— BEGIN —

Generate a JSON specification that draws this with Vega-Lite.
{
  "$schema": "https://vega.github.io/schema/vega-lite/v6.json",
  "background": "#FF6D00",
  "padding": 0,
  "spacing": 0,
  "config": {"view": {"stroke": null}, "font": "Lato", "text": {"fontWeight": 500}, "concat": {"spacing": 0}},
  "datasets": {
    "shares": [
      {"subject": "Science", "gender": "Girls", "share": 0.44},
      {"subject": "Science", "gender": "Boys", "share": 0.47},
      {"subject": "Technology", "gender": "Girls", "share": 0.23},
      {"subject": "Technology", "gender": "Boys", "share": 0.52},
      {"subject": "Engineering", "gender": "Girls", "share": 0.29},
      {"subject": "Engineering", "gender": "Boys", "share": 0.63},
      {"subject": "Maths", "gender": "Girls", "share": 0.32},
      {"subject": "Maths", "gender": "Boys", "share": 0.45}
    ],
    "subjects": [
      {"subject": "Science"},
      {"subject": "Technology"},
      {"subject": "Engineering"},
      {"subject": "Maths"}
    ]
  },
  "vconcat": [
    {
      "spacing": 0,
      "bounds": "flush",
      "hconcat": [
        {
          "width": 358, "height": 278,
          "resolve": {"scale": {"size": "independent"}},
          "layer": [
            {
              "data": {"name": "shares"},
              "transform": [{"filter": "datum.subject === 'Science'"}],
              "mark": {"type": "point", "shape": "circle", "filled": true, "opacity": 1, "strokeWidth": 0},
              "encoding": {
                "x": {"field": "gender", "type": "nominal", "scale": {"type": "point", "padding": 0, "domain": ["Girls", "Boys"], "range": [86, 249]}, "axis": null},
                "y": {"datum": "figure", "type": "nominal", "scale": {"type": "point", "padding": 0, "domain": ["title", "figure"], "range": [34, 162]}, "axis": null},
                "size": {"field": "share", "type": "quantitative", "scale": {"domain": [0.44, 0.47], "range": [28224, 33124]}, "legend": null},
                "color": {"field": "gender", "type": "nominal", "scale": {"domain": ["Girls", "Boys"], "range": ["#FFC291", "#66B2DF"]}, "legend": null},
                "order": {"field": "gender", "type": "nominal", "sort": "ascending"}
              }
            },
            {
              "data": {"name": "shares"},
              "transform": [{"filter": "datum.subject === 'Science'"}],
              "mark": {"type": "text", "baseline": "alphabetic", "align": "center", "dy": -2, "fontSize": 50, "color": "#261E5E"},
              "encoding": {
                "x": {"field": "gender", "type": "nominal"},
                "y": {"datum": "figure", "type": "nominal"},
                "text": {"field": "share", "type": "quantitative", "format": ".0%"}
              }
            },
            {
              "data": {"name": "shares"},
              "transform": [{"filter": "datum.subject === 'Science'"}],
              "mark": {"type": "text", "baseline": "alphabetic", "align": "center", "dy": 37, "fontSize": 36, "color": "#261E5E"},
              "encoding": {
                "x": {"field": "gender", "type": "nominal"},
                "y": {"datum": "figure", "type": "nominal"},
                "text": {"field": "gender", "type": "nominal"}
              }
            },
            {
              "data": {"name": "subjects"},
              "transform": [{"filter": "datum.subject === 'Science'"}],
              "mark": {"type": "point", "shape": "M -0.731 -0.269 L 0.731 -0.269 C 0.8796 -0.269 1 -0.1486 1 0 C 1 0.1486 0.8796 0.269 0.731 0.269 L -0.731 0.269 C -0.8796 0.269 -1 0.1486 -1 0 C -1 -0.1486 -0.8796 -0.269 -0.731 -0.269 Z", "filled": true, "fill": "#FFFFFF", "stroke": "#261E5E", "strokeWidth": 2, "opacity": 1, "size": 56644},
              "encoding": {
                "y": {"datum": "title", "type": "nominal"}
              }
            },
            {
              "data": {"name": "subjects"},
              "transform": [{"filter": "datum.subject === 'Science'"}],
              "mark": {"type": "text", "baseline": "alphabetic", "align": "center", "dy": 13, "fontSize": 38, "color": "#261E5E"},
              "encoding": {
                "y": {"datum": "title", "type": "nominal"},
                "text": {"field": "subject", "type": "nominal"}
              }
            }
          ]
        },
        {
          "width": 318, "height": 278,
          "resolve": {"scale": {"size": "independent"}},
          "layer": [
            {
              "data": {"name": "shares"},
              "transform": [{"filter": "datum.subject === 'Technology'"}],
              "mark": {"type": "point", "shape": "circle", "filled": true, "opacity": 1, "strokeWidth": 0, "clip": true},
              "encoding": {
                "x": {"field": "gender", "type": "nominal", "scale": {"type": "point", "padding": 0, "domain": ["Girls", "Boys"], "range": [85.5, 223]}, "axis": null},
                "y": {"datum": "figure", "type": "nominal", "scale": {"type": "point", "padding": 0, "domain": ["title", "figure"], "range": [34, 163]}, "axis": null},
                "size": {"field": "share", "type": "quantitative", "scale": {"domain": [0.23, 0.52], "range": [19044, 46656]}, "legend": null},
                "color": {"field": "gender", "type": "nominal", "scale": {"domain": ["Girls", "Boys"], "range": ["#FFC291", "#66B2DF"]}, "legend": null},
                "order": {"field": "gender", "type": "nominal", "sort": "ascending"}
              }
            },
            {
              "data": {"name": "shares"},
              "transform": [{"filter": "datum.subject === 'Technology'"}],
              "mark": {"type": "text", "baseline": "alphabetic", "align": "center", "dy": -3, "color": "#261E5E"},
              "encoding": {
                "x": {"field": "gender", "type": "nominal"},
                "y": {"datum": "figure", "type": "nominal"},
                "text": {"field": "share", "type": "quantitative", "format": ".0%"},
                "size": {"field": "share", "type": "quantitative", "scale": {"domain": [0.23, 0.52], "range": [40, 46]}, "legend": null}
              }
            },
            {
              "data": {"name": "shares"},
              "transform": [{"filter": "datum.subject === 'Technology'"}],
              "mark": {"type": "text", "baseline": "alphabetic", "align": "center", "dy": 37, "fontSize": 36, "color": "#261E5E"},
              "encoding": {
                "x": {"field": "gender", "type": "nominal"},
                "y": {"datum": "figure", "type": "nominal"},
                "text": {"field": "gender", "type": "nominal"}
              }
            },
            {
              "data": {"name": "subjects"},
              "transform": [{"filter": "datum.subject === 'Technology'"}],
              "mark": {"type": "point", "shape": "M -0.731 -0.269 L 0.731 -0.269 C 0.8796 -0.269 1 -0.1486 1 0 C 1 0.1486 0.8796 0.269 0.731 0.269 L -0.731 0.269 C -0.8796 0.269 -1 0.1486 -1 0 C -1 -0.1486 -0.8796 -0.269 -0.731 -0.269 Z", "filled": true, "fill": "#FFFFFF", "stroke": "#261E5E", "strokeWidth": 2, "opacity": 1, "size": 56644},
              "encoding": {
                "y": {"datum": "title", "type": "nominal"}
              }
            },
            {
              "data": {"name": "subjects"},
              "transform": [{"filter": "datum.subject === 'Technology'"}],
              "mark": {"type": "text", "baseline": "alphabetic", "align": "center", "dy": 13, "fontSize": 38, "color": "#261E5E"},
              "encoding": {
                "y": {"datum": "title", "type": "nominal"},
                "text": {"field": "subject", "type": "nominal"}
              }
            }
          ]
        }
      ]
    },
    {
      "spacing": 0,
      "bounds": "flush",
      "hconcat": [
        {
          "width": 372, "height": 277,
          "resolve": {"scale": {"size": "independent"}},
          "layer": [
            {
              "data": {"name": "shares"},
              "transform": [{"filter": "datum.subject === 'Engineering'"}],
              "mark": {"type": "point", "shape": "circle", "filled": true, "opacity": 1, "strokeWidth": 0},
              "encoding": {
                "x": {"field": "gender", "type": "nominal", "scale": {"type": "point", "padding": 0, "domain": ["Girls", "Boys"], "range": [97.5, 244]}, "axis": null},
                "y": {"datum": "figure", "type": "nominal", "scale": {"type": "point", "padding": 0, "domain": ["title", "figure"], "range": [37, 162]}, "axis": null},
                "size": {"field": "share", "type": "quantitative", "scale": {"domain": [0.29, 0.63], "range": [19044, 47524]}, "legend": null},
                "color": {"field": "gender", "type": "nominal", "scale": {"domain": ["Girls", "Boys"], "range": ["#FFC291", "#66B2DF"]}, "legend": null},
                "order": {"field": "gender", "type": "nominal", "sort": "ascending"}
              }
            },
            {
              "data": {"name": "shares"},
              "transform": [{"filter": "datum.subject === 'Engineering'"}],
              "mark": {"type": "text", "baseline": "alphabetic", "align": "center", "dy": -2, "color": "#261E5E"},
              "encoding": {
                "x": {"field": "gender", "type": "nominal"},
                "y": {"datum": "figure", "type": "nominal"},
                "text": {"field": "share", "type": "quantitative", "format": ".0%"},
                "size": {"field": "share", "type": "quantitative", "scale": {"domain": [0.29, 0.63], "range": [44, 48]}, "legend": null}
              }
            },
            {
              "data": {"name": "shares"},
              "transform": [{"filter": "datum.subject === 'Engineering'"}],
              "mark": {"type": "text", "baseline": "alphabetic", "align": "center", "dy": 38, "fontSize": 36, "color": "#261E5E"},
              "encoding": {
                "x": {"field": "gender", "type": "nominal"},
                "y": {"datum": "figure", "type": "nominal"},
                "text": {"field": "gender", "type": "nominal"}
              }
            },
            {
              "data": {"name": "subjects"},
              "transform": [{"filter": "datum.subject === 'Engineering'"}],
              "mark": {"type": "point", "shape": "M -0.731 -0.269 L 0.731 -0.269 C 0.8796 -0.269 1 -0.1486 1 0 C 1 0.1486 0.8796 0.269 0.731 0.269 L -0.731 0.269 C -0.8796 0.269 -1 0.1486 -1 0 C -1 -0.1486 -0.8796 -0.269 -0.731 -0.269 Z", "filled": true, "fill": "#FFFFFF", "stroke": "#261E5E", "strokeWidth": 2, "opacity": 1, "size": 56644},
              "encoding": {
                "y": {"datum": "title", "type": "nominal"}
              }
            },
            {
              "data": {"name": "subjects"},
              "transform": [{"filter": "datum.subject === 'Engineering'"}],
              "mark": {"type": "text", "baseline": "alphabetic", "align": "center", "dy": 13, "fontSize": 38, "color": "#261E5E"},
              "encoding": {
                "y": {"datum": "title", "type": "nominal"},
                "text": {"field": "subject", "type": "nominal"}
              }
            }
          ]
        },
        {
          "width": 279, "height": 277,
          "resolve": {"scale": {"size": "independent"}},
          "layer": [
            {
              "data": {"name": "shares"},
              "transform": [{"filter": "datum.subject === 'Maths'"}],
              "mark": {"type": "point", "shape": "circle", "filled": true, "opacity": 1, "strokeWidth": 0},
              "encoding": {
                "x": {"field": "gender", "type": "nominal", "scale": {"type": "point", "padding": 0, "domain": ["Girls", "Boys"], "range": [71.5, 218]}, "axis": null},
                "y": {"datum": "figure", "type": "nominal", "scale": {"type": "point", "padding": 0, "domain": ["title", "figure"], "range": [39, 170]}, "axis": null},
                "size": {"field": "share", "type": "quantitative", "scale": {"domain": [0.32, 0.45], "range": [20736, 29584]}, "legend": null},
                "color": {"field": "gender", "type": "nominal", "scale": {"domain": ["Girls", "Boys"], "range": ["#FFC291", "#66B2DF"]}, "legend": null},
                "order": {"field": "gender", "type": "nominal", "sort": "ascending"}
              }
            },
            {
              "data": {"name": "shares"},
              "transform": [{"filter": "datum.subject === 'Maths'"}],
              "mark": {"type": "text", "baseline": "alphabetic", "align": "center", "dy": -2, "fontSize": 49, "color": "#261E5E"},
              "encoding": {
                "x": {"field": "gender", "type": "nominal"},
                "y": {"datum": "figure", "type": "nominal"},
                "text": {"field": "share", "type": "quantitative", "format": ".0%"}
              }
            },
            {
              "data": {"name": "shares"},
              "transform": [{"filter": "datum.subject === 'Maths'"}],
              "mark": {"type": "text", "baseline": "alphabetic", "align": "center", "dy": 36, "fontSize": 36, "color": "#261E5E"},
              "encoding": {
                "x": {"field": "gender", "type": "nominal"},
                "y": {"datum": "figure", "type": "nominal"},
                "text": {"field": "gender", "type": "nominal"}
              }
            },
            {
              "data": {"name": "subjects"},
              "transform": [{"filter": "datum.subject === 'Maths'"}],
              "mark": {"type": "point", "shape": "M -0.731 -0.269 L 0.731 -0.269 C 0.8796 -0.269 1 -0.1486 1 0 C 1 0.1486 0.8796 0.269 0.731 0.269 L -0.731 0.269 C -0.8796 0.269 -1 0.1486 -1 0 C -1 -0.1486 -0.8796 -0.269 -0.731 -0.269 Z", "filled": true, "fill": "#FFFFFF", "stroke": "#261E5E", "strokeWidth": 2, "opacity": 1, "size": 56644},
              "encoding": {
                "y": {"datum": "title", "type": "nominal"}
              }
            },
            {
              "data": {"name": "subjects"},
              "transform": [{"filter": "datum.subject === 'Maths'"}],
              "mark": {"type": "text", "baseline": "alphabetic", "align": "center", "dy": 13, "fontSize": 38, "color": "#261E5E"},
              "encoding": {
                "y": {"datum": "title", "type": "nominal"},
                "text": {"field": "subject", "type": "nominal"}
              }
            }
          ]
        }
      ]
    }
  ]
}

— END —
— BEGIN —

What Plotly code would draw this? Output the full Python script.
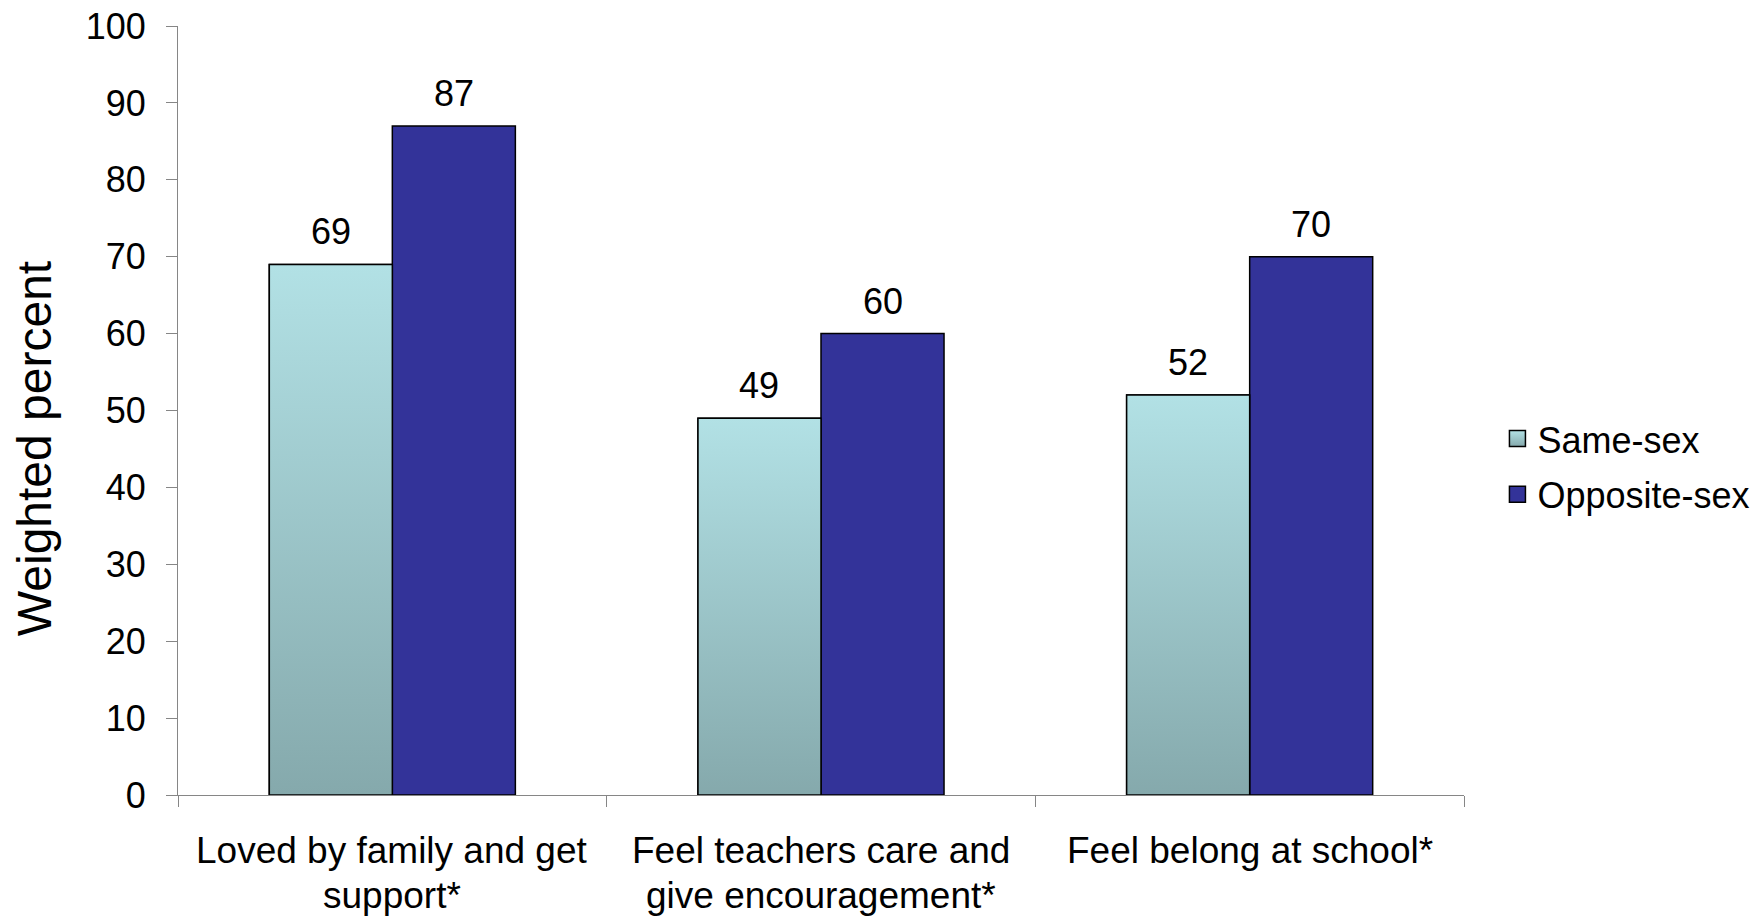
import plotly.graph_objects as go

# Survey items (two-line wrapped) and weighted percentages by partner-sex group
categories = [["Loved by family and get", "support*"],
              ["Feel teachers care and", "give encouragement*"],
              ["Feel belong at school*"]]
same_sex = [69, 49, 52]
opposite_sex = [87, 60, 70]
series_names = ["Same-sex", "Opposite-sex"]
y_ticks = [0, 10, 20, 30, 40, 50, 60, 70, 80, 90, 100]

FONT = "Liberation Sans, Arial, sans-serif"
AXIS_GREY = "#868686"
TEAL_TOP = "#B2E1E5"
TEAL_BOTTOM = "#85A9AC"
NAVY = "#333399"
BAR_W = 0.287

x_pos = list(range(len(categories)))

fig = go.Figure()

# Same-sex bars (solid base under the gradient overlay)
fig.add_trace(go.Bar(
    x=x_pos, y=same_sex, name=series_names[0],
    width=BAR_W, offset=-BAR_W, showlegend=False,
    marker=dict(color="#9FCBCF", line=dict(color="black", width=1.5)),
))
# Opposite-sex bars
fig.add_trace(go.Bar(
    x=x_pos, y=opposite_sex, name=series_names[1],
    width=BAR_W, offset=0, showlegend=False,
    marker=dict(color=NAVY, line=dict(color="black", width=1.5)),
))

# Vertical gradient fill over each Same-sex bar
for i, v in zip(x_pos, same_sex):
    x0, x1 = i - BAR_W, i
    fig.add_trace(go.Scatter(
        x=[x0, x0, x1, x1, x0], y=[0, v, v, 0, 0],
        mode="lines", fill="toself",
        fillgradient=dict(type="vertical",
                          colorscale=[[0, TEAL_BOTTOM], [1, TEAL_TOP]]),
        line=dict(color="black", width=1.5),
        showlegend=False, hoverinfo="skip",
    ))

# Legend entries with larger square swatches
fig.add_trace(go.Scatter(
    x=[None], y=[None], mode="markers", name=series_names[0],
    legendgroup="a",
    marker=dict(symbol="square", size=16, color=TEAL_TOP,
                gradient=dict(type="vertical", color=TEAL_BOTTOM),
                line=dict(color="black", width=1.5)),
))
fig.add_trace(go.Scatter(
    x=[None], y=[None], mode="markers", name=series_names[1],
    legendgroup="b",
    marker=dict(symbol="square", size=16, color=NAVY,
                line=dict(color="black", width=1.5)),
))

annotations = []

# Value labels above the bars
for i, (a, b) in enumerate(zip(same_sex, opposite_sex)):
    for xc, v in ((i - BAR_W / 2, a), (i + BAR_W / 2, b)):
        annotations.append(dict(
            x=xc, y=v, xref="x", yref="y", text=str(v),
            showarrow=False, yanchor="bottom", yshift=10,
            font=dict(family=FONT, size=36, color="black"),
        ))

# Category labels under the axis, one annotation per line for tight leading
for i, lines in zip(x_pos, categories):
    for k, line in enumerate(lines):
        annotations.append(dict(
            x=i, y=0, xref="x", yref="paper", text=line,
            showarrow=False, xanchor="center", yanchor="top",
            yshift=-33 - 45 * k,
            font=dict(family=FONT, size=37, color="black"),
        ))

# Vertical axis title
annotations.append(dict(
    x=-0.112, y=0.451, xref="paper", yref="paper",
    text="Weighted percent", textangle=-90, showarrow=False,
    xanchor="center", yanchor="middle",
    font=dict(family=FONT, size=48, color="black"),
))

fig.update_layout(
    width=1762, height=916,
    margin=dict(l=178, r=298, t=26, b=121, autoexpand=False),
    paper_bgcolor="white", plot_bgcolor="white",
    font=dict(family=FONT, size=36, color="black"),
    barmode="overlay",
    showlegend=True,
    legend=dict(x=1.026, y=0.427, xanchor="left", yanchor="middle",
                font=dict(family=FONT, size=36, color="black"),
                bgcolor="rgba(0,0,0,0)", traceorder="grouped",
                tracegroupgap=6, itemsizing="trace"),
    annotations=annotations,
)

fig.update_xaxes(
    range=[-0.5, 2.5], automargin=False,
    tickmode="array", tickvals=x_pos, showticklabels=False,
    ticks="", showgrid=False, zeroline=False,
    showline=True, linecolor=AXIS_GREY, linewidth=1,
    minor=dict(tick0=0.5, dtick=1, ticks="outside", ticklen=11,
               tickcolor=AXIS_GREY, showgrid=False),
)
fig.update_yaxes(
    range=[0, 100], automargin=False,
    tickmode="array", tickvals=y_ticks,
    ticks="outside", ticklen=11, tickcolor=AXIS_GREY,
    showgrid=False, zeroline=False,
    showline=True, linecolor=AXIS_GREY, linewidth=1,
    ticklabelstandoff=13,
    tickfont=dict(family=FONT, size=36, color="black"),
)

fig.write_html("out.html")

— END —

§ **Task statement**:
In the listing above, find the line containing "What Plotly code" and the line containing "import plotly.graph_objects as go", then write out both of them and every line between, exactly, with no pictures.

§ **Solution**:
What Plotly code would draw this? Output the full Python script.
import plotly.graph_objects as go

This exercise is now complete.